BigQuery in the centre
In order to analyse the datasets across multiple sources, the data obtained from each source had to be analysed. We decided to use GCP’s enterprise warehouse – BigQuery since it is highly scalable, offers outstanding price/performance and helped gather insights across these datasets quickly.
Ingest, Enrichment, Analysis:
An ingestion pipeline was built using Compute Engine which hosts Open Source Talend along with native python scripts for staging and merging the updated data with the existing data sets. Historical archiving is also provided. After analyzing each of the datasets, they are standardised and made consistent according to the business rules in a BigQuery table.
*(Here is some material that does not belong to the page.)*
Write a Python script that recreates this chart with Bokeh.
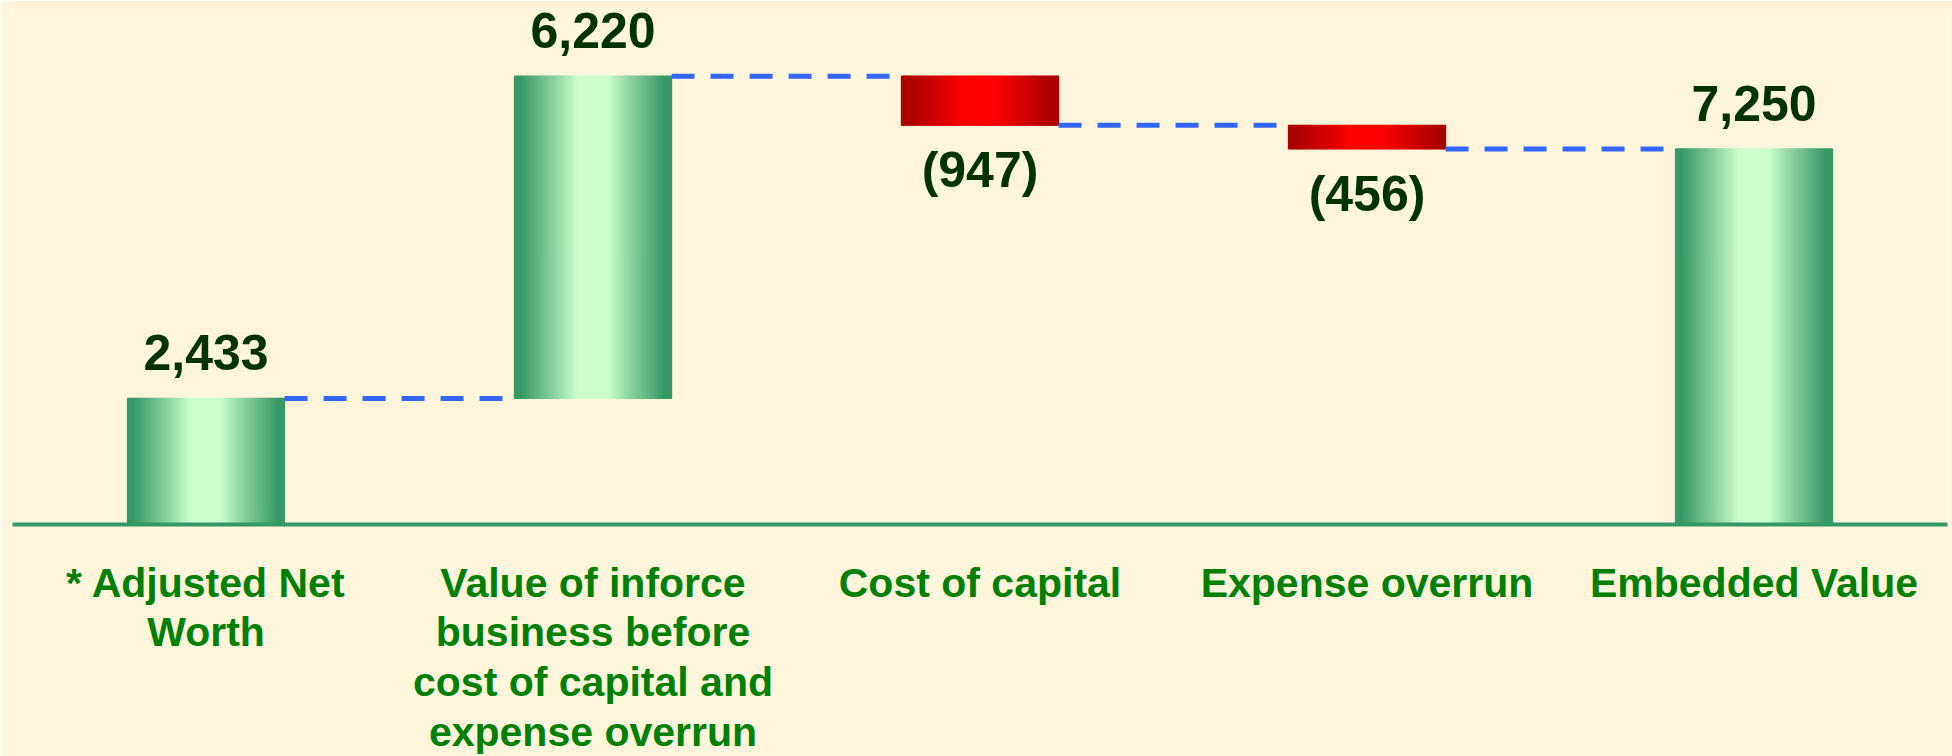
import numpy as np
from bokeh.plotting import figure
from bokeh.models import ColumnDataSource, Range1d, FixedTicker, LabelSet
from bokeh.core.properties import value
from bokeh.embed import file_html
from bokeh.resources import INLINE

# ---- data ----
categories = [
    "* Adjusted Net\nWorth",
    "Value of inforce\nbusiness before\ncost of capital and\nexpense overrun",
    "Cost of capital",
    "Expense overrun",
    "Embedded Value",
]
values = [2433, 6220, -947, -456, 7250]
is_total = [True, False, False, False, True]
value_labels = ["2,433", "6,220", "(947)", "(456)", "7,250"]

# ---- styles ----
BG = "#FFF5DA"
GREEN_EDGE, GREEN_MID = (0x36, 0x99, 0x66), (0xCC, 0xFF, 0xCC)
RED_EDGE, RED_MID = (0xAA, 0x00, 0x00), (0xFF, 0x00, 0x00)
BAR_W = 0.406

# waterfall geometry from data
bottoms, tops, levels = [], [], []
running = 0
for v, tot in zip(values, is_total):
    if tot:
        b, t = 0, v
        running = v
    else:
        start = running
        running = running + v
        b, t = min(start, running), max(start, running)
    bottoms.append(b)
    tops.append(t)
    levels.append(running)

p = figure(frame_width=1935, frame_height=516, output_backend="svg",
           toolbar_location=None, x_range=Range1d(-0.5, 4.5),
           y_range=Range1d(0, 9960), y_axis_location=None,
           min_border_left=12, min_border_right=5, min_border_top=8,
           min_border_bottom=232)
p.background_fill_color = BG
p.border_fill_color = BG
p.outline_line_color = None
p.grid.visible = False

# gradient bars made of thin strips
N = 60
u = (np.arange(N) + 0.5) / N
tt = np.abs(u - 0.5) * 2
mix = np.clip((tt - 0.2) / 0.72, 0, 1) ** 0.9

def blend(edge, mid, m):
    return "#%02x%02x%02x" % tuple(int(round(mid[k] + (edge[k] - mid[k]) * m)) for k in range(3))

base_cols = []
xs, bs, ts, cs = [], [], [], []
for i, v in enumerate(values):
    edge, mid = (GREEN_EDGE, GREEN_MID) if v >= 0 else (RED_EDGE, RED_MID)
    base_cols.append(blend(edge, mid, 0.5))
    for k in range(N):
        xs.append(i - BAR_W / 2 + u[k] * BAR_W)
        bs.append(bottoms[i])
        ts.append(tops[i])
        cs.append(blend(edge, mid, mix[k]))
# solid base under the strips (avoids seams)
p.vbar(x=list(range(len(values))), width=BAR_W, bottom=bottoms, top=tops,
       fill_color=base_cols, line_color=None)
p.vbar(x=xs, width=BAR_W / N, bottom=bs, top=ts, fill_color=cs,
       line_color=cs, line_width=1.2)

# connectors
cx0 = [i + BAR_W / 2 for i in range(len(values) - 1)]
cx1 = [i + 1 - BAR_W / 2 for i in range(len(values) - 1)]
cy = levels[:-1]
p.segment(x0=cx0, y0=cy, x1=cx1, y1=cy, line_color="#3366FF", line_width=5,
          line_dash="23 16")

# value labels
pos = [i for i, v in enumerate(values) if v >= 0]
neg = [i for i, v in enumerate(values) if v < 0]
src_pos = ColumnDataSource(dict(x=pos, y=[tops[i] for i in pos], t=[value_labels[i] for i in pos]))
src_neg = ColumnDataSource(dict(x=neg, y=[bottoms[i] for i in neg], t=[value_labels[i] for i in neg]))
common = dict(text_font=value("Liberation Sans"), text_font_style="bold",
              text_font_size="50px", text_color="#003300", text_align="center",
              text_baseline="alphabetic")
p.add_layout(LabelSet(x="x", y="y", text="t", source=src_pos, y_offset=28, **common))
p.add_layout(LabelSet(x="x", y="y", text="t", source=src_neg, y_offset=-62, **common))

# category axis
ax = p.xaxis[0]
ax.ticker = FixedTicker(ticks=list(range(len(categories))))
ax.major_label_overrides = {i: c for i, c in enumerate(categories)}
ax.major_tick_line_color = None
ax.minor_tick_line_color = None
ax.axis_line_color = "#339966"
ax.axis_line_width = 4
ax.major_label_standoff = 29
ax.major_label_text_font = "Liberation Sans"
ax.major_label_text_font_style = "bold"
ax.major_label_text_font_size = "41px"
ax.major_label_text_color = "#008000"
ax.major_label_text_line_height = 1.08

open("out.html", "w").write(file_html(p, INLINE))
In addition to this, the country, state and city attributes is enriched and standardised making use of Google Geocode API. After standardising the datasets, it is inserted back to Cloud SQL for use by the Datalist front end CRM tool. For delivering faster query results, only the active records are made available on BigQuery table which the customer queries to fetch the latest datasets for running their weekly marketing campaigns.
The platform design:
The Datalist platform was designed using the following GCP components:
- Compute Engine
- Cloud SQL (MySQL)
- Cloud Storage
- Cloud Source Repository
- Cloud IAM
Security and privacy concerns are paramount when dealing with contact details. Access to the GCP resources were restricted through IAM, where there is clear lines of delineation between those who have roles with access to data, and those who have roles who access computing resources.